PTI studied recycled PET resins at 25%, 50% and 100% levels in 500 ml bottles and preforms weighing 27 g.
“Even at 100% rPET resin use, the performance of the bottle used in this study was still acceptable,” said Tracy Momany, vice president product development group at PTI, in a statement. “However, the typically thicker walls of hot-fill bottles may result in slightly more noticeable haze or yellowing than other applications such as very thin-walled water bottles.”
PTI tested areas including top load performance, wall thickness, colour, haze, crystallinity and acetaldehyde content.
Shrinkage increased slightly when the recycled content went over 50%, but the bottles still met specifications, PTI reported.
Drawbacks, the company said, included that yellowing and haze increased with high rPET levels, but those aesthetics do not impact performance.

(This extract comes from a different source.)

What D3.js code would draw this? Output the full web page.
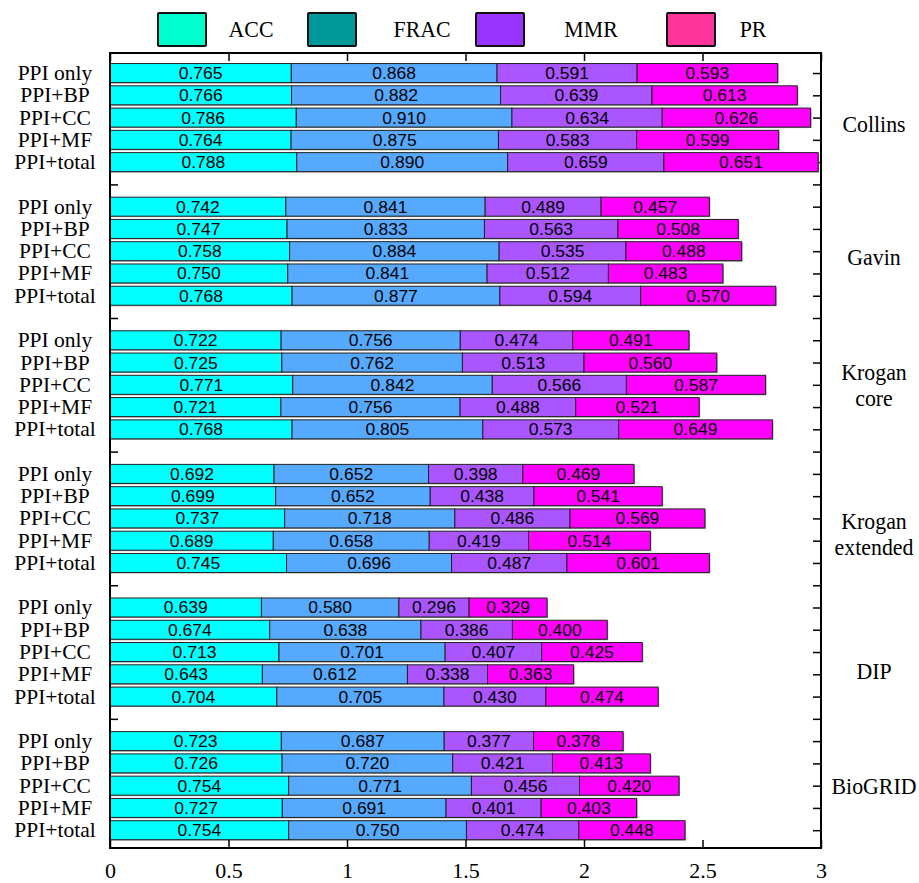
<!DOCTYPE html>
<html><head><meta charset="utf-8">
<script src="https://cdn.jsdelivr.net/npm/d3@7"></script>
<style>body{margin:0;background:#fff}</style>
</head><body><svg id="c" width="919" height="883"></svg>
<script>
const datasetLines = [["Collins"],["Gavin"],["Krogan","core"],["Krogan","extended"],["DIP"],["BioGRID"]];
const variants = ["PPI only","PPI+BP","PPI+CC","PPI+MF","PPI+total"];
const metrics = ["ACC","FRAC","MMR","PR"];
const ACC  = [0.765,0.766,0.786,0.764,0.788, 0.742,0.747,0.758,0.750,0.768, 0.722,0.725,0.771,0.721,0.768, 0.692,0.699,0.737,0.689,0.745, 0.639,0.674,0.713,0.643,0.704, 0.723,0.726,0.754,0.727,0.754];
const FRAC = [0.868,0.882,0.910,0.875,0.890, 0.841,0.833,0.884,0.841,0.877, 0.756,0.762,0.842,0.756,0.805, 0.652,0.652,0.718,0.658,0.696, 0.580,0.638,0.701,0.612,0.705, 0.687,0.720,0.771,0.691,0.750];
const MMR  = [0.591,0.639,0.634,0.583,0.659, 0.489,0.563,0.535,0.512,0.594, 0.474,0.513,0.566,0.488,0.573, 0.398,0.438,0.486,0.419,0.487, 0.296,0.386,0.407,0.338,0.430, 0.377,0.421,0.456,0.401,0.474];
const PR   = [0.593,0.613,0.626,0.599,0.651, 0.457,0.508,0.488,0.483,0.570, 0.491,0.560,0.587,0.521,0.649, 0.469,0.541,0.569,0.514,0.601, 0.329,0.400,0.425,0.363,0.474, 0.378,0.413,0.420,0.403,0.448];
const xTicks = [0,0.5,1,1.5,2,2.5,3];

// styling (not data)
const barColors = ["#00FFFF","#55AAFF","#AA55FF","#FF00FF"];
const legendColors = ["#00FFCC","#009999","#9933FF","#FF3399"];
const labelShift = [0.3,0.27,0,0.7,0.85,0];

const svg = d3.select("#c");
const L=110,R=821,T=53,B=848;
const x = d3.scaleLinear().domain([0,3]).range([L,R]);
const y = d3.scaleLinear().domain([-0.9,34.8]).range([T,B]);
const serif = "'Liberation Serif','Times New Roman',serif";
const sans = "'Liberation Sans',Arial,sans-serif";
const series = [ACC,FRAC,MMR,PR];
const barH = 19;

// ticks on the left/right axes at every slot
const slots = d3.range(0,35);
const leftAx = d3.axisLeft(y).tickValues(slots).tickSize(-8).tickFormat("");
const rightAx = d3.axisRight(y).tickValues(slots).tickSize(-8).tickFormat("");
svg.append("g").attr("transform",`translate(${L},0)`).call(leftAx)
  .call(g=>{g.select(".domain").remove();g.selectAll("line").attr("stroke","#000").attr("stroke-width",1.5);});
svg.append("g").attr("transform",`translate(${R},0)`).call(rightAx)
  .call(g=>{g.select(".domain").remove();g.selectAll("line").attr("stroke","#000").attr("stroke-width",1.5);});

// bars
const rows = [];
datasetLines.forEach((d,g)=>{
  variants.forEach((v,r)=>{
    const i=g*5+r;
    const slot=g*6+r;
    let acc0=0;
    series.forEach((s,m)=>{
      rows.push({slot,m,x0:acc0,x1:acc0+s[i],v:s[i]});
      acc0+=s[i];
    });
  });
});
const bars = svg.append("g");
bars.selectAll("rect.sh").data(rows).join("rect").attr("class","sh")
  .attr("x",d=>x(d.x0)+1).attr("y",d=>y(d.slot)-barH/2+1)
  .attr("width",d=>x(d.x1)-x(d.x0)).attr("height",barH)
  .attr("fill","#999");
bars.selectAll("rect.b").data(rows).join("rect").attr("class","b")
  .attr("x",d=>x(d.x0)).attr("y",d=>y(d.slot)-barH/2)
  .attr("width",d=>x(d.x1)-x(d.x0)).attr("height",barH)
  .attr("fill",d=>barColors[d.m]).attr("stroke","#222").attr("stroke-width",1);
bars.selectAll("text").data(rows).join("text")
  .attr("transform",d=>`translate(${(x(d.x0)+x(d.x1))/2},${y(d.slot)+6}) scale(1.03,1)`)
  .attr("text-anchor","middle").attr("font-family",sans).attr("font-size",17).attr("fill","#000")
  .text(d=>d.v.toFixed(3));

// frame
svg.append("rect").attr("x",L).attr("y",T).attr("width",R-L).attr("height",B-T)
  .attr("fill","none").attr("stroke","#000").attr("stroke-width",2);

// x axes
const bottomAx = d3.axisBottom(x).tickValues(xTicks).tickSize(-8).tickFormat(d=>d3.format("")(d));
svg.append("g").attr("transform",`translate(0,${B})`).call(bottomAx)
  .call(g=>{g.select(".domain").remove();
    g.selectAll("line").attr("stroke","#000").attr("stroke-width",1.5);
    g.selectAll("text").attr("font-family",serif).attr("font-size",22).attr("fill","#000").attr("dy",0).attr("y",30);});
const topAx = d3.axisTop(x).tickValues(xTicks).tickSize(-8).tickFormat("");
svg.append("g").attr("transform",`translate(0,${T})`).call(topAx)
  .call(g=>{g.select(".domain").remove();g.selectAll("line").attr("stroke","#000").attr("stroke-width",1.5);});

// left row labels
const lab = svg.append("g");
datasetLines.forEach((d,g)=>{
  variants.forEach((v,r)=>{
    lab.append("text").attr("x",55).attr("y",y(g*6+r)+7)
      .attr("text-anchor","middle").attr("font-family",serif).attr("font-size",21.5).text(v);
  });
  const yc = y(g*6+2+labelShift[g]);
  const n=d.length, lh=25.5;
  d.forEach((t,j)=>{
    lab.append("text").attr("transform",`translate(874,${yc+(j-(n-1)/2)*lh+8}) scale(0.95,1)`)
      .attr("text-anchor","middle").attr("font-family",serif).attr("font-size",23).text(t);
  });
});

// legend
const legX = [158,308,476,667];
const legTX = [251,422,591,753];
const lg = svg.append("g");
metrics.forEach((m,i)=>{
  lg.append("rect").attr("x",legX[i]).attr("y",13).attr("width",48).attr("height",33).attr("rx",1)
    .attr("fill",legendColors[i]).attr("stroke","#111").attr("stroke-width",2);
  lg.append("text").attr("transform",`translate(${legTX[i]},37) scale(0.95,1)`).attr("text-anchor","middle")
    .attr("font-family",serif).attr("font-size",23).text(m);
});
</script></body></html>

“Companies using hot-fill bottles that are looking to improve their environmental profile can confidently use up to 50% rPET content in their PET bottles without negatively impacting performance,” reports PTI, a design, development and material evaluation engineering firm for the plastics packaging industry. “The aesthetics of the package will dictate the level of rPET acceptable for a particular application.”